Oregon beat Ohio State 32-31 Saturday to plant its flag atop the Big Ten (for now), and my first thought coming out of the game was the Buckeyes will win the national title. They’d just experienced A Perfect Loss.
This is a theory that’s been bouncing around in my head for most of college football’s playoff era, the first time it became somewhat normal for a national champion to have one loss. The first four winners of the College Football Playoff had one loss, and the final tally for the four-team era was five one-loss champions, five undefeateds. Ten of 16 BCS champions (62.5%) were undefeated, which was nearly the same rate as the last 10 years (1988–97) of the polls-and-split-title era when 8-of-13 national champs (61.5%) were perfect, which was nearly the same rate as the 20 years before that.
It took the introduction of the CFP and the addition of one game to drop the undefeated rate 10 percentage points.

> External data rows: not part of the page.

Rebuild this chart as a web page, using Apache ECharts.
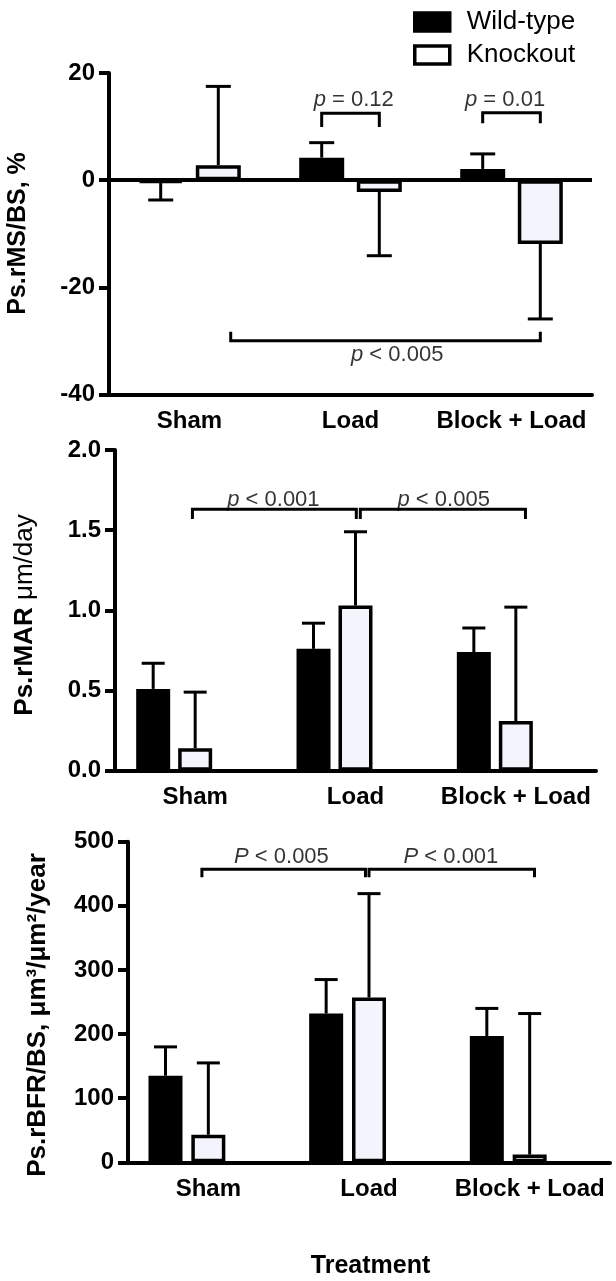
<!DOCTYPE html>
<html><head><meta charset="utf-8">
<script src="https://cdn.jsdelivr.net/npm/echarts@6/dist/echarts.min.js"></script>
<style>html,body{margin:0;padding:0;background:#fff}#c{width:616px;height:1281px}</style>
</head><body><div id="c"></div>
<script>
const categories = ['Sham', 'Load', 'Block + Load'];
const seriesNames = ['Wild-type', 'Knockout'];

// Panel 1: Ps.rMS/BS, %
const msWT = [-0.5, 4.2, 2.1];
const msKO = [2.8, -2.2, -11.9];
const msWTErrEnd = [-3.7, 7.0, 4.9];
const msKOErrEnd = [17.5, -14.1, -25.9];
const msTicks = [-40, -20, 0, 20];

// Panel 2: Ps.rMAR µm/day
const marWT = [0.51, 0.76, 0.74];
const marKO = [0.14, 1.03, 0.31];
const marWTErrEnd = [0.67, 0.92, 0.89];
const marKOErrEnd = [0.49, 1.49, 1.02];
const marTicks = [0, 0.5, 1.0, 1.5, 2.0];

// Panel 3: Ps.rBFR/BS
const bfrWT = [135, 232, 197];
const bfrKO = [43, 257, 12];
const bfrWTErrEnd = [180, 285, 240];
const bfrKOErrEnd = [155, 419, 232];
const bfrTicks = [0, 100, 200, 300, 400, 500];

// significance annotations (x in category units, y in data units)
const msBrX = [[0.821, 1.179], [1.821, 2.179], [0.256, 2.179]];
const msBrY = [[9.9, 12.5], [10.6, 12.6], [-28.3, -29.95]];
const msPLetter = ['p', 'p', 'p'];
const msPText = [' = 0.12', ' = 0.01', ' < 0.005'];
const msPPos = [[1.02, 14.9], [1.96, 15.0], [1.29, -32.6]];

const marBrX = [[-0.017, 1.005], [1.03, 2.06]];
const marBrY = [[1.57, 1.63], [1.57, 1.63]];
const marPLetter = ['p', 'p'];
const marPText = [' < 0.001', ' < 0.005'];
const marPPos = [[0.488, 1.69], [1.55, 1.69]];

const bfrBrX = [[-0.04, 0.978], [1.0, 2.03]];
const bfrBrY = [[444.5, 457], [444.5, 457]];
const bfrPLetter = ['P', 'P'];
const bfrPText = [' < 0.005', ' < 0.001'];
const bfrPPos = [[0.455, 476], [1.51, 476]];

const FF = '"Liberation Sans", Arial, Helvetica, sans-serif';
const KO_FILL = '#f4f5fc';

const panels = [
  { grid: {left: 109, top: 73, width: 483, height: 321.5},
    wt: msWT, ko: msKO, wtE: msWTErrEnd, koE: msKOErrEnd, ticks: msTicks, fmt: v => String(v),
    barWidth: 45, barGap: 0.28, dummy: false, capW: 25, zeroLine: true,
    brX: msBrX, brY: msBrY, pL: msPLetter, pT: msPText, pP: msPPos },
  { grid: {left: 115, top: 450, width: 481, height: 320.7},
    wt: marWT, ko: marKO, wtE: marWTErrEnd, koE: marKOErrEnd, ticks: marTicks, fmt: v => v.toFixed(1),
    barWidth: 34, barGap: 0.235, dummy: true, capW: 23, zeroLine: false,
    brX: marBrX, brY: marBrY, pL: marPLetter, pT: marPText, pP: marPPos },
  { grid: {left: 128, top: 841.7, width: 482, height: 320.6},
    wt: bfrWT, ko: bfrKO, wtE: bfrWTErrEnd, koE: bfrKOErrEnd, ticks: bfrTicks, fmt: v => String(v),
    barWidth: 34, barGap: 0.26, dummy: true, capW: 23, zeroLine: false,
    brX: bfrBrX, brY: bfrBrY, pL: bfrPLetter, pT: bfrPText, pP: bfrPPos }
];

function errRender(offset, capW) {
  return function (params, api) {
    const j = api.value(0), m = api.value(1), e = api.value(2);
    const p0 = api.coord([j, m]);
    const p1 = api.coord([j, e]);
    const x = p0[0] + offset;
    return { type: 'group', children: [
      { type: 'line', shape: {x1: x, y1: p0[1], x2: x, y2: p1[1]}, style: {stroke: '#000', lineWidth: 3} },
      { type: 'line', shape: {x1: x - capW / 2, y1: p1[1], x2: x + capW / 2, y2: p1[1]}, style: {stroke: '#000', lineWidth: 3} }
    ]};
  };
}

const grids = [], xAxes = [], yAxes = [], series = [];
panels.forEach((P, i) => {
  grids.push(P.grid);
  xAxes.push({
    type: 'category', gridIndex: i, data: categories, boundaryGap: true,
    axisLine: {onZero: false, lineStyle: {color: '#000', width: 4}},
    axisTick: {alignWithLabel: true, length: 10, lineStyle: {color: '#000', width: 4}},
    axisLabel: {interval: 0, margin: 15, fontSize: 24, fontWeight: 'bold', color: '#000', fontFamily: FF},
    splitLine: {show: false}
  });
  xAxes.push({ type: 'value', gridIndex: i, min: -0.5, max: 2.5, show: false });
  const tmin = P.ticks[0], tmax = P.ticks[P.ticks.length - 1];
  yAxes.push({
    type: 'value', gridIndex: i, min: tmin, max: tmax, interval: P.ticks[1] - P.ticks[0],
    axisLine: {show: true, onZero: false, lineStyle: {color: '#000', width: 4}},
    axisTick: {show: true, length: 10, lineStyle: {color: '#000', width: 4}},
    axisLabel: {margin: 14, fontSize: 24, fontWeight: 'bold', color: '#000', fontFamily: FF, formatter: P.fmt},
    splitLine: {show: false}
  });
  const cx = 2 * i, hx = 2 * i + 1;
  const gapPct = (P.barGap * 100).toFixed(1) + '%';
  const step = P.barWidth * (1 + P.barGap);
  const wtOff = P.dummy ? -step : -step / 2;
  const koOff = P.dummy ? 0 : step / 2;
  const wtSeries = {
    type: 'bar', name: seriesNames[0], xAxisIndex: cx, yAxisIndex: i, data: P.wt,
    barWidth: P.barWidth, barGap: gapPct,
    itemStyle: {color: '#000', borderColor: '#000', borderWidth: 3.5},
    silent: true, z: 2
  };
  if (P.zeroLine) {
    wtSeries.markLine = {
      silent: true, symbol: ['none', 'none'], label: {show: false},
      lineStyle: {color: '#000', width: 4, type: 'solid'}, data: [{yAxis: 0}]
    };
  }
  series.push(wtSeries);
  series.push({
    type: 'bar', name: seriesNames[1], xAxisIndex: cx, yAxisIndex: i, data: P.ko,
    barWidth: P.barWidth, barGap: gapPct,
    itemStyle: {color: KO_FILL, borderColor: '#000', borderWidth: 3.5},
    silent: true, z: 2
  });
  if (P.dummy) {
    series.push({
      type: 'bar', name: '_spacer' + i, xAxisIndex: cx, yAxisIndex: i, data: ['-', '-', '-'],
      barWidth: P.barWidth, barGap: gapPct, silent: true
    });
  }
  series.push({
    type: 'custom', xAxisIndex: cx, yAxisIndex: i, silent: true, z: 3,
    renderItem: errRender(wtOff, P.capW), encode: {x: 0, y: [1, 2]},
    data: P.wt.map((v, j) => [j, v, P.wtE[j]])
  });
  series.push({
    type: 'custom', xAxisIndex: cx, yAxisIndex: i, silent: true, z: 3,
    renderItem: errRender(koOff, P.capW), encode: {x: 0, y: [1, 2]},
    data: P.ko.map((v, j) => [j, v, P.koE[j]])
  });
  P.brX.forEach((bx, k) => {
    const by = P.brY[k];
    series.push({
      type: 'line', xAxisIndex: hx, yAxisIndex: i, silent: true, symbol: 'none',
      lineStyle: {color: '#000', width: 3, join: 'miter', cap: 'butt'},
      data: [[bx[0], by[0]], [bx[0], by[1]], [bx[1], by[1]], [bx[1], by[0]]], z: 4
    });
  });
  series.push({
    type: 'scatter', xAxisIndex: hx, yAxisIndex: i, silent: true, symbolSize: 0,
    itemStyle: {color: 'rgba(0,0,0,0)'},
    data: P.pP,
    label: {
      show: true, position: 'inside', color: '#000', fontSize: 22, fontFamily: FF,
      formatter: p => '{i|' + P.pL[p.dataIndex] + '}' + P.pT[p.dataIndex],
      rich: {i: {fontStyle: 'italic', fontSize: 22, fontFamily: FF, color: '#000'}}
    }, z: 5
  });
});

const option = {
  animation: false,
  backgroundColor: '#fff',
  grid: grids, xAxis: xAxes, yAxis: yAxes, series: series,
  legend: {
    orient: 'vertical', left: 408, top: 4, itemWidth: 35, itemHeight: 18, itemGap: 7,
    icon: 'rect', selectedMode: false,
    textStyle: {fontSize: 26, fontFamily: FF, color: '#000', lineHeight: 25, padding: [0, 0, 0, 12]},
    data: [
      {name: seriesNames[0], itemStyle: {color: '#000', borderColor: '#000', borderWidth: 3.5}},
      {name: seriesNames[1], itemStyle: {color: '#fff', borderColor: '#000', borderWidth: 3.5}}
    ]
  },
  graphic: [
    {type: 'text', x: 18, y: 233.5, rotation: Math.PI / 2,
     style: {text: 'Ps.rMS/BS, %', fontSize: 25, fontWeight: 'bold', fontFamily: FF, fill: '#000', align: 'center', verticalAlign: 'middle'}},
    {type: 'text', x: 25, y: 615, rotation: Math.PI / 2,
     style: {text: '{b|Ps.rMAR} {n|μm/day}', fontSize: 26, fontFamily: FF, fill: '#000', align: 'center', verticalAlign: 'middle',
       rich: {b: {fontSize: 26, fontWeight: 'bold', fontFamily: FF, fill: '#000'}, n: {fontSize: 26, fontFamily: FF, fill: '#000'}}}},
    {type: 'text', x: 38, y: 1015, rotation: Math.PI / 2,
     style: {text: 'Ps.rBFR/BS, μm³/μm²/year', fontSize: 26, fontWeight: 'bold', fontFamily: FF, fill: '#000', align: 'center', verticalAlign: 'middle'}},
    {type: 'text', x: 370.5, y: 1266,
     style: {text: 'Treatment', fontSize: 25, fontWeight: 'bold', fontFamily: FF, fill: '#000', align: 'center', verticalAlign: 'middle'}}
  ]
};

const chart = echarts.init(document.getElementById('c'), null, {renderer: 'canvas'});
chart.setOption(option);
</script>
</body></html>
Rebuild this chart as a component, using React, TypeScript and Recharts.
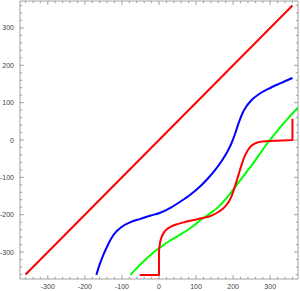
import { LineChart, Line, XAxis, YAxis, ReferenceArea } from 'recharts';

// tick values
const majorTicks = [-300, -200, -100, 0, 100, 200, 300];
const allTicks = Array.from({ length: 37 }, (_, i) => -360 + i * 20);

// series
const diagonal = [
  { x: -360, y: -360 },
  { x: 360, y: 360 },
];

const blueCurve = [
  { x: -169, y: -361 }, { x: -160, y: -333 }, { x: -149, y: -305 }, { x: -135, y: -275 },
  { x: -122, y: -253 }, { x: -100, y: -232 }, { x: -77, y: -220 }, { x: -50, y: -211 },
  { x: -22, y: -202 }, { x: 0, y: -196 }, { x: 32, y: -181 }, { x: 59, y: -164 },
  { x: 86, y: -145 }, { x: 110, y: -125 }, { x: 130, y: -105 }, { x: 150, y: -82 },
  { x: 170, y: -55 }, { x: 185, y: -30 }, { x: 195, y: -10 }, { x: 205, y: 16 },
  { x: 215, y: 46 }, { x: 225, y: 71 }, { x: 235, y: 89 }, { x: 250, y: 107 },
  { x: 270, y: 123 }, { x: 295, y: 137 }, { x: 330, y: 153 }, { x: 360, y: 166 },
];

const greenCurve = [
  { x: -77, y: -361 }, { x: -60, y: -343 }, { x: -45, y: -328 }, { x: -31, y: -315 },
  { x: -15, y: -301 }, { x: 5, y: -286 }, { x: 30, y: -269 }, { x: 59, y: -252 },
  { x: 90, y: -232 }, { x: 118, y: -210 }, { x: 140, y: -195 }, { x: 158, y: -181 },
  { x: 185, y: -152 }, { x: 209, y: -121 }, { x: 238, y: -83 }, { x: 250, y: -68 },
  { x: 270, y: -40 }, { x: 291, y: -10 }, { x: 310, y: 13 }, { x: 328, y: 35 },
  { x: 350, y: 60 }, { x: 375, y: 87 },
];

const redCurve = [
  { x: -52, y: -361 }, { x: 0, y: -361 }, { x: 0, y: -300 }, { x: 2, y: -280 },
  { x: 6, y: -263 }, { x: 13, y: -248 }, { x: 22, y: -238 }, { x: 32, y: -232 },
  { x: 50, y: -225 }, { x: 68, y: -220 }, { x: 90, y: -215 }, { x: 118, y: -209 },
  { x: 140, y: -203 }, { x: 158, y: -194 }, { x: 172, y: -184 }, { x: 185, y: -170 },
  { x: 195, y: -152 }, { x: 203, y: -130 }, { x: 210, y: -108 }, { x: 217, y: -85 },
  { x: 225, y: -60 }, { x: 232, y: -42 }, { x: 240, y: -27 }, { x: 250, y: -15 },
  { x: 262, y: -8 }, { x: 280, y: -4 }, { x: 310, y: -2 }, { x: 360, y: 0 },
  { x: 360, y: 57 },
];

const W = 300;
const H = 291;
const MARGIN = { top: 1, right: 2, bottom: 0, left: 0 };
const Y_AXIS_W = 20;
const X_AXIS_H = 12;
const PLOT_LEFT = MARGIN.left + Y_AXIS_W;
const PLOT_RIGHT = W - MARGIN.right;
const PLOT_TOP = MARGIN.top;
const PLOT_BOTTOM = H - MARGIN.bottom - X_AXIS_H;

const FRAME = '#8c8c8c';
const LABEL = '#444';
const FONT = '"Liberation Sans", Arial, sans-serif';

function XTick({ x, payload }: any) {
  const major = majorTicks.includes(payload.value);
  const len = major ? 4 : 2.2;
  return (
    <g>
      <line x1={x} x2={x} y1={PLOT_BOTTOM} y2={PLOT_BOTTOM - len} stroke={FRAME} strokeWidth={0.8} />
      <line x1={x} x2={x} y1={PLOT_TOP} y2={PLOT_TOP + len} stroke={FRAME} strokeWidth={0.8} />
      {major && (
        <text x={x} y={PLOT_BOTTOM + 9.5} textAnchor="middle" fontSize={7} fontFamily={FONT} fill={LABEL}>
          {payload.value}
        </text>
      )}
    </g>
  );
}

function YTick({ y, payload }: any) {
  const major = majorTicks.includes(payload.value);
  const len = major ? 4 : 2.2;
  return (
    <g>
      <line x1={PLOT_LEFT} x2={PLOT_LEFT + len} y1={y} y2={y} stroke={FRAME} strokeWidth={0.8} />
      <line x1={PLOT_RIGHT} x2={PLOT_RIGHT - len} y1={y} y2={y} stroke={FRAME} strokeWidth={0.8} />
      {major && (
        <text x={PLOT_LEFT - 6} y={y + 2.5} textAnchor="end" fontSize={7} fontFamily={FONT} fill={LABEL}>
          {payload.value}
        </text>
      )}
    </g>
  );
}

export default function App() {
  return (
    <div style={{ position: 'absolute', left: 0, top: 0, background: '#fff' }}>
      <LineChart width={W} height={H} margin={MARGIN}>
        <XAxis
          type="number"
          dataKey="x"
          domain={[-375, 375]}
          allowDataOverflow
          ticks={allTicks}
          interval={0}
          height={X_AXIS_H}
          tickSize={0}
          tickMargin={0}
          tickLine={false}
          axisLine={false}
          tick={<XTick />}
        />
        <YAxis
          type="number"
          dataKey="y"
          domain={[-372, 372]}
          allowDataOverflow
          ticks={allTicks}
          interval={0}
          width={Y_AXIS_W}
          tickSize={0}
          tickMargin={0}
          tickLine={false}
          axisLine={false}
          tick={<YTick />}
        />
        <ReferenceArea x1={-375} x2={375} y1={-372} y2={372} fill="none" stroke={FRAME} strokeWidth={0.8} />
        <Line data={diagonal} dataKey="y" type="linear" stroke="#ff0000" strokeWidth={2} dot={false} isAnimationActive={false} />
        <Line data={blueCurve} dataKey="y" type="monotone" stroke="#0000ff" strokeWidth={2} dot={false} isAnimationActive={false} />
        <Line data={greenCurve} dataKey="y" type="monotone" stroke="#00ff00" strokeWidth={2} dot={false} isAnimationActive={false} />
        <Line data={redCurve} dataKey="y" type="monotone" stroke="#ff0000" strokeWidth={2} dot={false} isAnimationActive={false} />
      </LineChart>
    </div>
  );
}
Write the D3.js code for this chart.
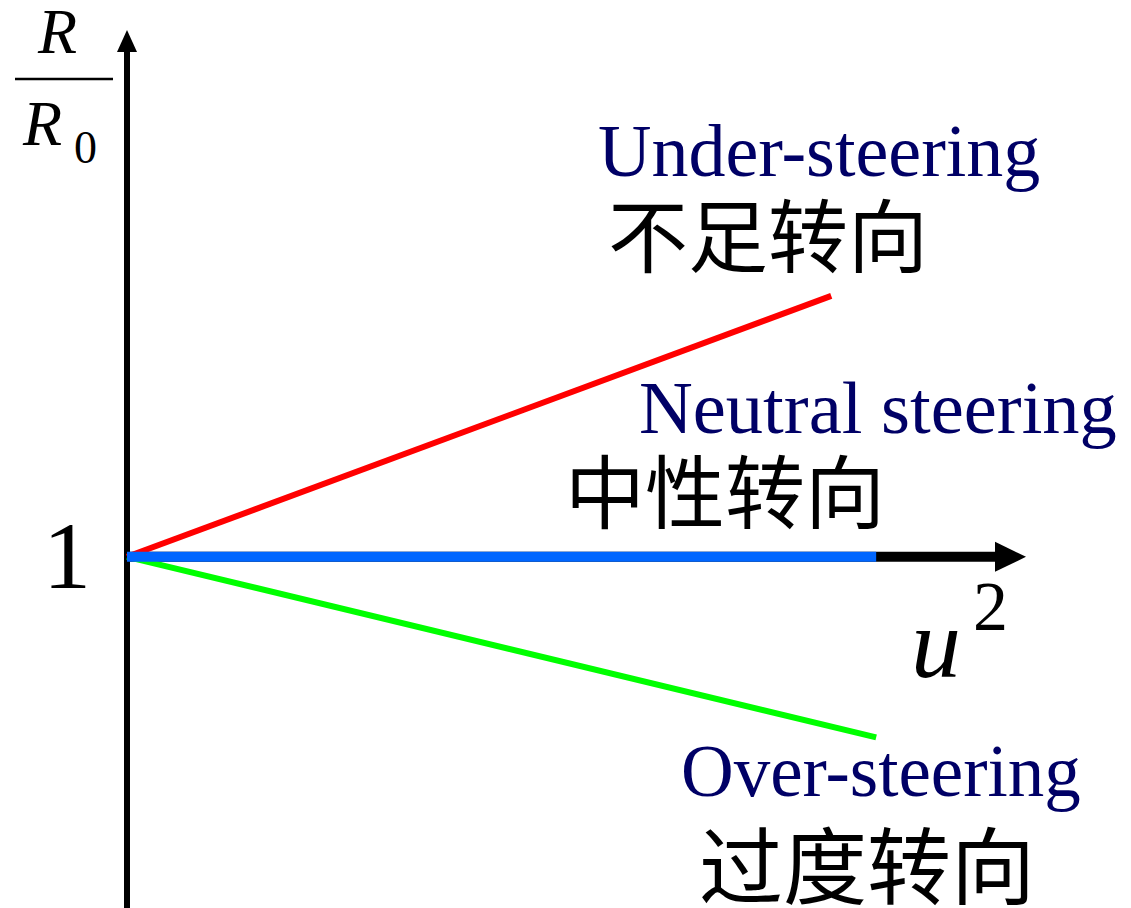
<html>
<head>
  <meta charset="utf-8" />
  <script src="https://cdnjs.cloudflare.com/ajax/libs/d3/7.8.5/d3.min.js"></script>
  <style>
    body { margin: 0; background: #fff; }
    .en { font-family: "Liberation Serif", "Times New Roman", serif; fill: #000066; }
    .cn { font-family: "Noto Sans CJK SC", sans-serif; fill: #000; }
    .math { font-family: "Liberation Serif", "Times New Roman", serif; fill: #000; }
  </style>
</head>
<body>
  <svg></svg>
  <script>
  // data (arbitrary units: u^2 along x, R/R0 along y)
  var xDomain = [0, 1.2];
  var yDomain = [0.3, 2.05];
  var yTicks = [1];

  var underX = [0, 0.94], underY = [1, 1.52];
  var neutralX = [0, 1.0], neutralY = [1, 1];
  var overX = [0, 1.0], overY = [1, 0.64];

  var labelsEn = ["Under-steering", "Neutral steering", "Over-steering"];
  var labelsCn = ["不足转向", "中性转向", "过度转向"];

  var svg = d3.select("svg").attr("width", 1131).attr("height", 908);

  var xScale = d3.scaleLinear().domain(xDomain).range([127, 1026]);
  var yScale = d3.scaleLinear().domain(yDomain).range([908, 30]);

  // y axis with the single "1" tick
  var yAxis = d3.axisLeft(yScale).tickValues(yTicks).tickSize(0).tickPadding(36).tickFormat(d3.format("d"));
  var gy = svg.append("g").attr("transform", "translate(127,0)").call(yAxis);
  gy.select("path.domain").remove();
  gy.selectAll(".tick text")
      .attr("class", "math")
      .style("font-size", "96px")
      .attr("fill", "#000");

  svg.append("line")
      .attr("x1", 127).attr("x2", 127)
      .attr("y1", yScale(yDomain[0])).attr("y2", yScale(yDomain[1]) + 18)
      .attr("stroke", "#000").attr("stroke-width", 6);
  svg.append("path")
      .attr("d", "M127," + yScale(yDomain[1]) + " L137," + (yScale(yDomain[1]) + 22) + " L117," + (yScale(yDomain[1]) + 22) + "Z")
      .attr("fill", "#000");

  // x axis arrow
  var y1 = yScale(1);
  var xEnd = xScale(xDomain[1]);
  svg.append("line")
      .attr("x1", xScale(0)).attr("x2", xEnd - 28)
      .attr("y1", y1).attr("y2", y1)
      .attr("stroke", "#000").attr("stroke-width", 10);
  svg.append("path")
      .attr("d", "M" + xEnd + "," + y1 + " L" + (xEnd - 31) + "," + (y1 - 15) + " L" + (xEnd - 31) + "," + (y1 + 15) + "Z")
      .attr("fill", "#000");

  var line = d3.line().x(d => xScale(d[0])).y(d => yScale(d[1]));

  function pts(xs, ys) { return xs.map((x, i) => [x, ys[i]]); }

  svg.append("path").attr("d", line(pts(underX, underY)))
      .attr("stroke", "#ff0000").attr("stroke-width", 6).attr("fill", "none");
  svg.append("path").attr("d", line(pts(overX, overY)))
      .attr("stroke", "#00ff00").attr("stroke-width", 6).attr("fill", "none");
  svg.append("path").attr("d", line(pts(neutralX, neutralY)))
      .attr("stroke", "#0066ff").attr("stroke-width", 10).attr("fill", "none");

  // R / R0 axis title
  svg.append("text").attr("class", "math").attr("x", 38).attr("y", 53)
      .style("font-size", "64px").style("font-style", "italic").text("R");
  svg.append("line").attr("x1", 15).attr("x2", 113).attr("y1", 79).attr("y2", 79)
      .attr("stroke", "#000").attr("stroke-width", 2.5);
  svg.append("text").attr("class", "math").attr("x", 23).attr("y", 145)
      .style("font-size", "64px").style("font-style", "italic").text("R");
  svg.append("text").attr("class", "math").attr("x", 74).attr("y", 163)
      .style("font-size", "46px").text("0");

  // u^2
  svg.append("text").attr("class", "math").attr("x", 911).attr("y", 677)
      .style("font-size", "100px").style("font-style", "italic").text("u");
  svg.append("text").attr("class", "math").attr("x", 973).attr("y", 630)
      .style("font-size", "70px").text("2");

  // labels
  var enPos = [[598, 176], [639, 433], [681, 796]];
  var enSize = [74, 74.5, 73];
  var cnPos = [[608, 266], [565, 522], [699, 898]];
  var cnSize = [80, 80, 84];

  labelsEn.forEach((t, i) => {
    svg.append("text").attr("class", "en")
        .attr("x", enPos[i][0]).attr("y", enPos[i][1])
        .style("font-size", enSize[i] + "px").text(t);
  });
  labelsCn.forEach((t, i) => {
    svg.append("text").attr("class", "cn")
        .attr("x", cnPos[i][0]).attr("y", cnPos[i][1])
        .style("font-size", cnSize[i] + "px").text(t);
  });
  </script>
</body>
</html>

Now, as most college football broadcasts will point out at some point, things are different. One loss doesn’t put a season on life support. There has been a gradual, and ongoing, reduction in what it takes to be deemed the best in college football because instead of being 100% beauty pageant the sport is now only 95% that, down from the 98% of the previous decade.
That’s fine. It’s not the end of the American Dream or anything, but the expectation for excellence has been slower to change.
“A good year in college football moving forward is going to be like 8-4, 9-3,” Matt Rhule said Monday. “It just is what it is.”